What is being asked: Copy the data exactly as it appears, and do not include any pictures.

Data provided:
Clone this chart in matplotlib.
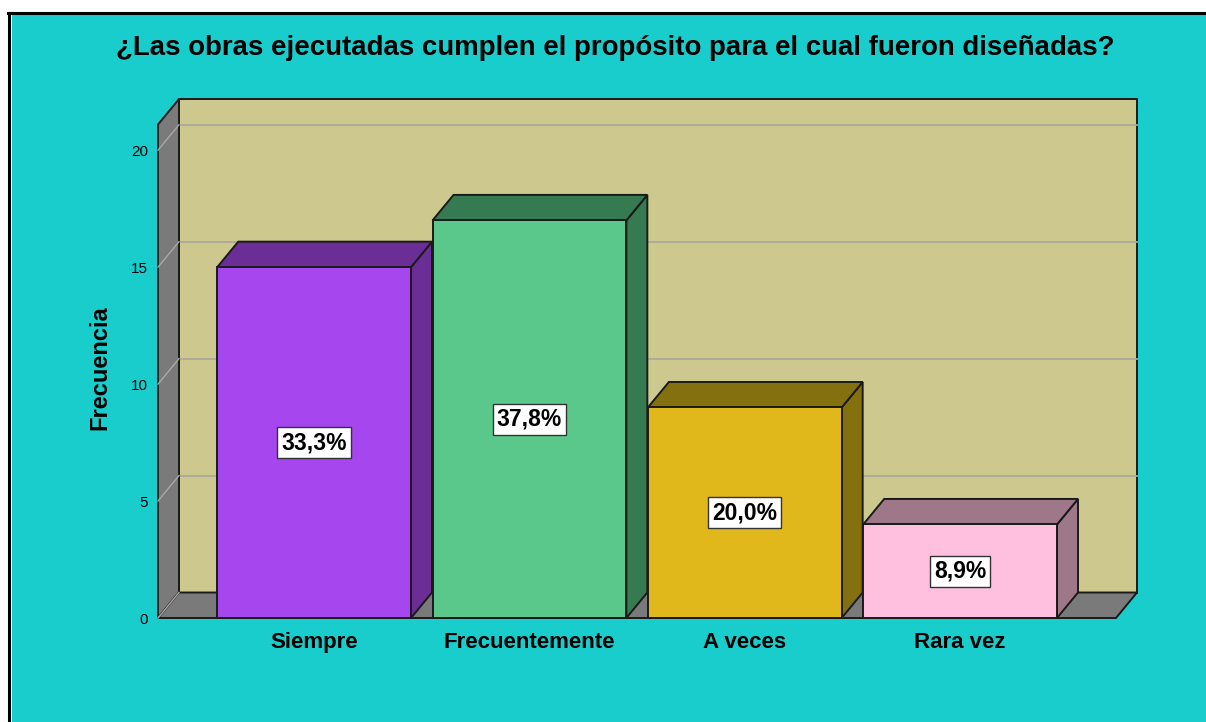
import matplotlib
matplotlib.use("Agg")
import matplotlib.pyplot as plt
from matplotlib.patches import Polygon, Rectangle
from matplotlib.lines import Line2D

plt.rcParams['font.family'] = ['Liberation Sans', 'DejaVu Sans']

# data
categories = ["Siempre", "Frecuentemente", "A veces", "Rara vez"]
freq = [15, 17, 9, 4]
front_colors = ["#A646EE", "#5AC88A", "#E0B81C", "#FFC0E0"]
dark_colors = ["#6A2E96", "#357A50", "#85700F", "#9E7788"]
yticks = [0, 5, 10, 15, 20]
title = "¿Las obras ejecutadas cumplen el propósito para el cual fueron diseñadas?"

total = sum(freq)
pcts = [100.0 * f / total for f in freq]

W, H = 1206, 722
fig = plt.figure(figsize=(W / 100, H / 100), dpi=100)
fig.patch.set_facecolor("white")

# cyan panel with black frame on top/left
bg = "#1ACDCD"
fig.patches.append(Rectangle((12 / W, 0), 1, 1 - 15 / H, transform=fig.transFigure,
                             facecolor=bg, edgecolor="none", zorder=-5))
fig.lines.append(Line2D([8 / W, 1], [1 - 13 / H, 1 - 13 / H], transform=fig.transFigure,
                        color="black", lw=2.2, zorder=-4))
fig.lines.append(Line2D([9 / W, 9 / W], [0, 1 - 13 / H], transform=fig.transFigure,
                        color="black", lw=2.2, zorder=-4))

# axes in plot box
ax = fig.add_axes([158 / W, 1 - 618 / H, 979 / W, 519 / H])
ax.set_zorder(2)
ax.set_facecolor("none")
for s in ax.spines.values():
    s.set_visible(False)

x0 = -0.725          # floor front-left
xr = 3.724           # floor front-right
dx = 0.0975          # depth offset (x)
dy = 1.09            # depth offset (y)
wall_h = 21.1
bar_w = 0.9

ax.set_xlim(x0, xr + dx)
ax.set_ylim(0, wall_h + dy)

edge = dict(edgecolor="#1a1a1a", linewidth=1.4, joinstyle="miter")
wall_col = "#CDC98E"
grey = "#7A7A7A"

# back wall
ax.add_patch(Polygon([(x0 + dx, dy), (xr + dx, dy), (xr + dx, wall_h + dy), (x0 + dx, wall_h + dy)],
                     closed=True, facecolor=wall_col, zorder=1, clip_on=False, **edge))
# side wall
ax.add_patch(Polygon([(x0, 0), (x0 + dx, dy), (x0 + dx, wall_h + dy), (x0, wall_h)],
                     closed=True, facecolor=grey, zorder=2, clip_on=False, **edge))
# floor
ax.add_patch(Polygon([(x0, 0), (xr, 0), (xr + dx, dy), (x0 + dx, dy)],
                     closed=True, facecolor=grey, zorder=2, clip_on=False, **edge))

# grid lines
for v in yticks[1:]:
    ax.plot([x0 + dx, xr + dx], [v + dy, v + dy], color="#ABA99A", lw=1.3, zorder=1.5, clip_on=False)
    ax.plot([x0, x0 + dx], [v, v + dy], color="#A9A9A9", lw=1.0, zorder=2.5, clip_on=False)
ax.plot([x0, x0 + dx], [0, dy], color="#A9A9A9", lw=1.0, zorder=2.5, clip_on=False)

# bars
for i, (v, fc, dc) in enumerate(zip(freq, front_colors, dark_colors)):
    l, r = i - bar_w / 2, i + bar_w / 2
    z = 3 + i
    ax.add_patch(Polygon([(r, 0), (r + dx, dy), (r + dx, v + dy), (r, v)],
                         closed=True, facecolor=dc, zorder=z, clip_on=False, **edge))
    ax.add_patch(Polygon([(l, v), (r, v), (r + dx, v + dy), (l + dx, v + dy)],
                         closed=True, facecolor=dc, zorder=z, clip_on=False, **edge))
    ax.add_patch(Rectangle((l, 0), bar_w, v, facecolor=fc, zorder=z, clip_on=False, **edge))
    ax.text(i, v / 2, f"{pcts[i]:.1f}%".replace(".", ","), ha="center", va="center",
            fontsize=16.5, fontweight="bold", zorder=z + 0.5,
            bbox=dict(boxstyle="square,pad=0.18", facecolor="white", edgecolor="#333333", lw=1.0))

# ticks
ax.set_yticks(yticks)
ax.set_yticklabels([str(t) for t in yticks], fontsize=11)
ax.tick_params(axis="y", length=0, pad=7)
ax.set_xticks(range(len(categories)))
ax.set_xticklabels(categories, fontsize=16, fontweight="bold")
ax.tick_params(axis="x", length=0, pad=10)

ax.set_ylabel("Frecuencia", fontsize=17, fontweight="bold")
ax.yaxis.set_label_coords(-0.048, 0.482)

fig.text(615 / W, 1 - 48 / H, title, ha="center", va="center", fontsize=19.9, fontweight="bold")

fig.savefig("out.png", dpi=100, facecolor=fig.get_facecolor())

Exercise solution:
Clone this chart in matplotlib.
import matplotlib
matplotlib.use("Agg")
import matplotlib.pyplot as plt
from matplotlib.patches import Polygon, Rectangle
from matplotlib.lines import Line2D

plt.rcParams['font.family'] = ['Liberation Sans', 'DejaVu Sans']

# data
categories = ["Siempre", "Frecuentemente", "A veces", "Rara vez"]
freq = [15, 17, 9, 4]
front_colors = ["#A646EE", "#5AC88A", "#E0B81C", "#FFC0E0"]
dark_colors = ["#6A2E96", "#357A50", "#85700F", "#9E7788"]
yticks = [0, 5, 10, 15, 20]
title = "¿Las obras ejecutadas cumplen el propósito para el cual fueron diseñadas?"

total = sum(freq)
pcts = [100.0 * f / total for f in freq]

W, H = 1206, 722
fig = plt.figure(figsize=(W / 100, H / 100), dpi=100)
fig.patch.set_facecolor("white")

# cyan panel with black frame on top/left
bg = "#1ACDCD"
fig.patches.append(Rectangle((12 / W, 0), 1, 1 - 15 / H, transform=fig.transFigure,
                             facecolor=bg, edgecolor="none", zorder=-5))
fig.lines.append(Line2D([8 / W, 1], [1 - 13 / H, 1 - 13 / H], transform=fig.transFigure,
                        color="black", lw=2.2, zorder=-4))
fig.lines.append(Line2D([9 / W, 9 / W], [0, 1 - 13 / H], transform=fig.transFigure,
                        color="black", lw=2.2, zorder=-4))

# axes in plot box
ax = fig.add_axes([158 / W, 1 - 618 / H, 979 / W, 519 / H])
ax.set_zorder(2)
ax.set_facecolor("none")
for s in ax.spines.values():
    s.set_visible(False)

x0 = -0.725          # floor front-left
xr = 3.724           # floor front-right
dx = 0.0975          # depth offset (x)
dy = 1.09            # depth offset (y)
wall_h = 21.1
bar_w = 0.9

ax.set_xlim(x0, xr + dx)
ax.set_ylim(0, wall_h + dy)

edge = dict(edgecolor="#1a1a1a", linewidth=1.4, joinstyle="miter")
wall_col = "#CDC98E"
grey = "#7A7A7A"

# back wall
ax.add_patch(Polygon([(x0 + dx, dy), (xr + dx, dy), (xr + dx, wall_h + dy), (x0 + dx, wall_h + dy)],
                     closed=True, facecolor=wall_col, zorder=1, clip_on=False, **edge))
# side wall
ax.add_patch(Polygon([(x0, 0), (x0 + dx, dy), (x0 + dx, wall_h + dy), (x0, wall_h)],
                     closed=True, facecolor=grey, zorder=2, clip_on=False, **edge))
# floor
ax.add_patch(Polygon([(x0, 0), (xr, 0), (xr + dx, dy), (x0 + dx, dy)],
                     closed=True, facecolor=grey, zorder=2, clip_on=False, **edge))

# grid lines
for v in yticks[1:]:
    ax.plot([x0 + dx, xr + dx], [v + dy, v + dy], color="#ABA99A", lw=1.3, zorder=1.5, clip_on=False)
    ax.plot([x0, x0 + dx], [v, v + dy], color="#A9A9A9", lw=1.0, zorder=2.5, clip_on=False)
ax.plot([x0, x0 + dx], [0, dy], color="#A9A9A9", lw=1.0, zorder=2.5, clip_on=False)

# bars
for i, (v, fc, dc) in enumerate(zip(freq, front_colors, dark_colors)):
    l, r = i - bar_w / 2, i + bar_w / 2
    z = 3 + i
    ax.add_patch(Polygon([(r, 0), (r + dx, dy), (r + dx, v + dy), (r, v)],
                         closed=True, facecolor=dc, zorder=z, clip_on=False, **edge))
    ax.add_patch(Polygon([(l, v), (r, v), (r + dx, v + dy), (l + dx, v + dy)],
                         closed=True, facecolor=dc, zorder=z, clip_on=False, **edge))
    ax.add_patch(Rectangle((l, 0), bar_w, v, facecolor=fc, zorder=z, clip_on=False, **edge))
    ax.text(i, v / 2, f"{pcts[i]:.1f}%".replace(".", ","), ha="center", va="center",
            fontsize=16.5, fontweight="bold", zorder=z + 0.5,
            bbox=dict(boxstyle="square,pad=0.18", facecolor="white", edgecolor="#333333", lw=1.0))

# ticks
ax.set_yticks(yticks)
ax.set_yticklabels([str(t) for t in yticks], fontsize=11)
ax.tick_params(axis="y", length=0, pad=7)
ax.set_xticks(range(len(categories)))
ax.set_xticklabels(categories, fontsize=16, fontweight="bold")
ax.tick_params(axis="x", length=0, pad=10)

ax.set_ylabel("Frecuencia", fontsize=17, fontweight="bold")
ax.yaxis.set_label_coords(-0.048, 0.482)

fig.text(615 / W, 1 - 48 / H, title, ha="center", va="center", fontsize=19.9, fontweight="bold")

fig.savefig("out.png", dpi=100, facecolor=fig.get_facecolor())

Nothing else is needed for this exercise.